>>>

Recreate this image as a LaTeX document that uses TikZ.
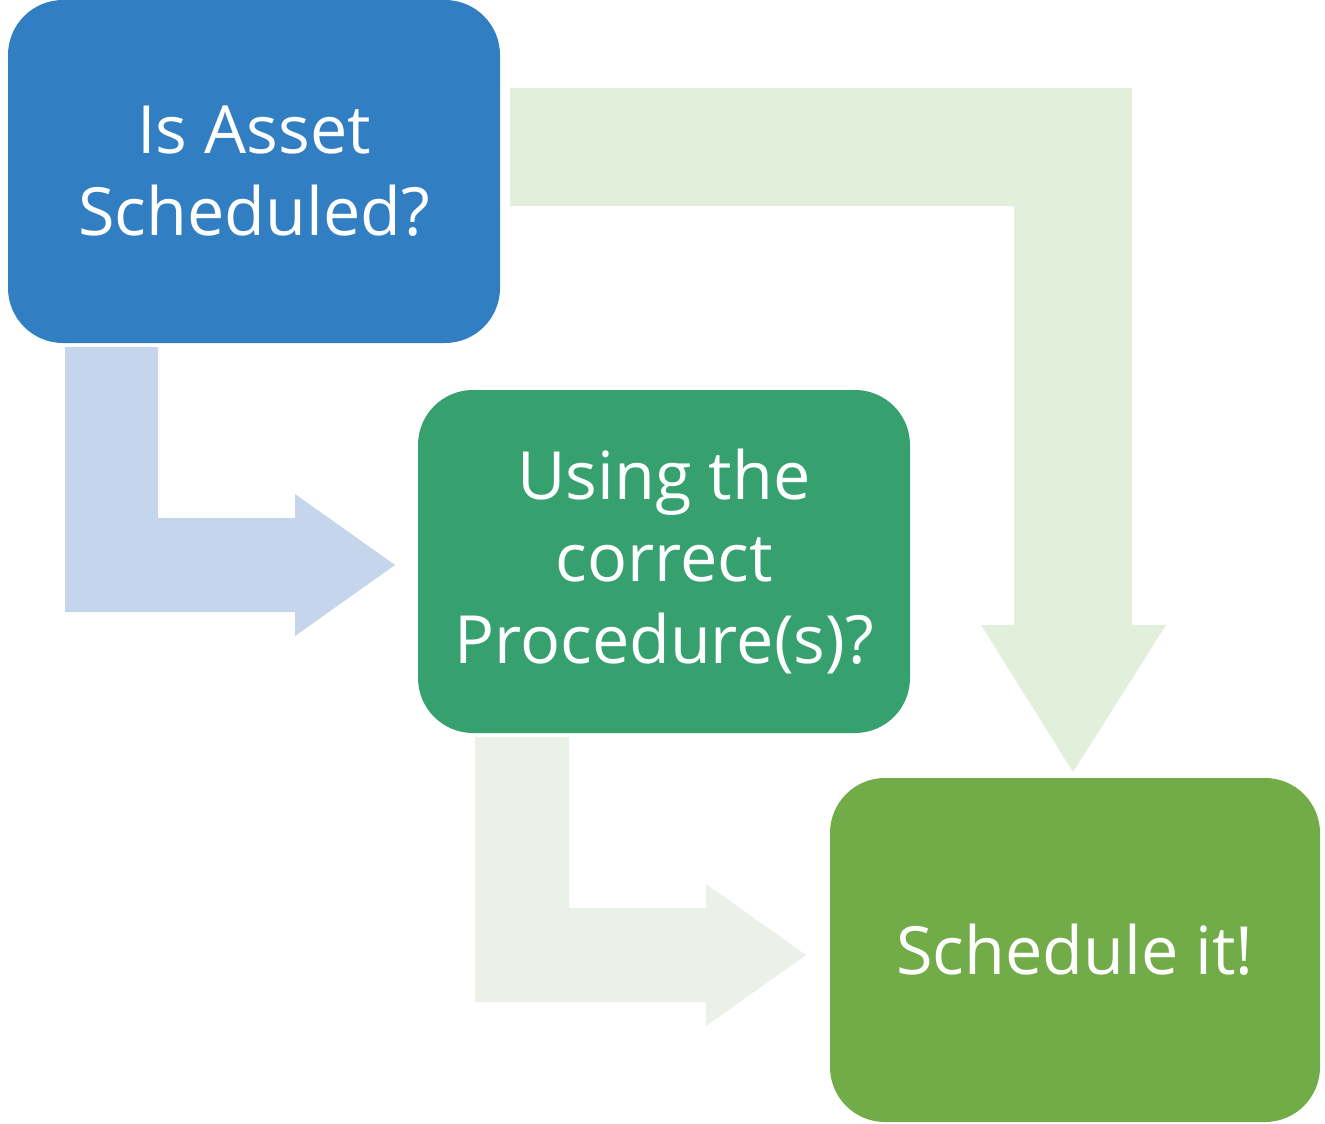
\documentclass[tikz,border=0pt]{standalone}
\usepackage{fontspec}
\setmainfont{Open Sans}
\usetikzlibrary{positioning}

\definecolor{assetblue}{HTML}{327EC3}
\definecolor{procgreen}{HTML}{36A06E}
\definecolor{schedgreen}{HTML}{72AC48}
\definecolor{arrowblue}{HTML}{C5D5EC}
\definecolor{arrowgray}{HTML}{EBF0E8}
\definecolor{arrowgreen}{HTML}{E2EFDA}

\tikzset{
  stepbox/.style={rounded corners=55pt, minimum width=492pt, minimum height=343pt,
    align=center, text=white, inner sep=0pt,
    font=\fontsize{66.5}{82}\selectfont},
  blockarrow/.style={draw=none}
}

\begin{document}
\begin{tikzpicture}[x=1pt, y=-1pt]
  \useasboundingbox (0,0) rectangle (1325,1124);

  % Mũi tên khối phía sau
  \fill[arrowblue] (65,347) -- (158,347) -- (158,518) -- (295,518) -- (295,494)
    -- (395,565) -- (295,636) -- (295,612) -- (65,612) -- cycle;
  \fill[arrowgray] (475,737) -- (569,737) -- (569,908) -- (706,908) -- (706,884)
    -- (806,955) -- (706,1026) -- (706,1002) -- (475,1002) -- cycle;
  \fill[arrowgreen] (510,88) -- (1132,88) -- (1132,625) -- (1166,625)
    -- (1073,772) -- (981,625) -- (1014,625) -- (1014,206) -- (510,206) -- cycle;

  % Các hộp
  \node[stepbox, fill=assetblue] (asset) at (254,171.5) {Is Asset\\Scheduled?};
  \node[stepbox, fill=procgreen] (proc) at (664,561.5) {Using the\\correct\\Procedure(s)?};
  \node[stepbox, fill=schedgreen, minimum width=490pt, minimum height=344pt]
    (sched) at (1075,950) {Schedule it!};
\end{tikzpicture}
\end{document}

<<<

● Problem description
Print out the material word for word, omitting the pictures.

● Problem solution
Recreate this image as a LaTeX document that uses TikZ.
\documentclass[tikz,border=0pt]{standalone}
\usepackage{fontspec}
\setmainfont{Open Sans}
\usetikzlibrary{positioning}

\definecolor{assetblue}{HTML}{327EC3}
\definecolor{procgreen}{HTML}{36A06E}
\definecolor{schedgreen}{HTML}{72AC48}
\definecolor{arrowblue}{HTML}{C5D5EC}
\definecolor{arrowgray}{HTML}{EBF0E8}
\definecolor{arrowgreen}{HTML}{E2EFDA}

\tikzset{
  stepbox/.style={rounded corners=55pt, minimum width=492pt, minimum height=343pt,
    align=center, text=white, inner sep=0pt,
    font=\fontsize{66.5}{82}\selectfont},
  blockarrow/.style={draw=none}
}

\begin{document}
\begin{tikzpicture}[x=1pt, y=-1pt]
  \useasboundingbox (0,0) rectangle (1325,1124);

  % Mũi tên khối phía sau
  \fill[arrowblue] (65,347) -- (158,347) -- (158,518) -- (295,518) -- (295,494)
    -- (395,565) -- (295,636) -- (295,612) -- (65,612) -- cycle;
  \fill[arrowgray] (475,737) -- (569,737) -- (569,908) -- (706,908) -- (706,884)
    -- (806,955) -- (706,1026) -- (706,1002) -- (475,1002) -- cycle;
  \fill[arrowgreen] (510,88) -- (1132,88) -- (1132,625) -- (1166,625)
    -- (1073,772) -- (981,625) -- (1014,625) -- (1014,206) -- (510,206) -- cycle;

  % Các hộp
  \node[stepbox, fill=assetblue] (asset) at (254,171.5) {Is Asset\\Scheduled?};
  \node[stepbox, fill=procgreen] (proc) at (664,561.5) {Using the\\correct\\Procedure(s)?};
  \node[stepbox, fill=schedgreen, minimum width=490pt, minimum height=344pt]
    (sched) at (1075,950) {Schedule it!};
\end{tikzpicture}
\end{document}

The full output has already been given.